If it didnt have lights, the only way i would hook them up is off the key switch . Your system has ac to charge the battery, but is not equipped for dc lights unless you come off the batt, and key switch. as for your posts on the switch, i have always stuck with the markings on the switch itself, and have had great luck. sometimes if your switch is grounded through the body, you dont need to ground it. leave the wire to the alternator unhooked , and your mower should start. ground your switch if you need to. if your wires are wrong, this will keep from frying alt. might try a fuse between alt, and switch, and this again will blow if wired wrong. just a test.
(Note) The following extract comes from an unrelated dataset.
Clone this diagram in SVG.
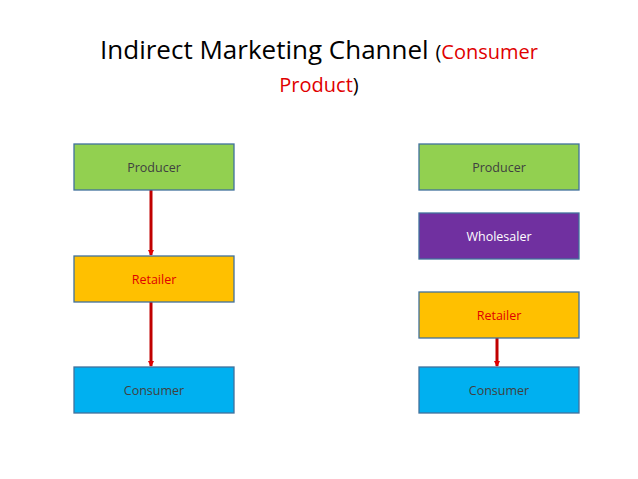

Let me know.


----------



## Junior (Apr 18, 2005)

when you mention the alternator, you're refering to that setup with the points under the flywheel right? Cause if your not, then where is this alt located. thanks for the tip with the fuse. I'll let you know what happens. thanks again


----------



## bdunegan (Mar 31, 2005)

Yes, that is the assembly i refer to. it is really called a stator assembly, but actually it works the same way as an alternator. when the flywheel spins around this, current is generated to charge the batt, much the same way an alt on a car works. Let me know.


----------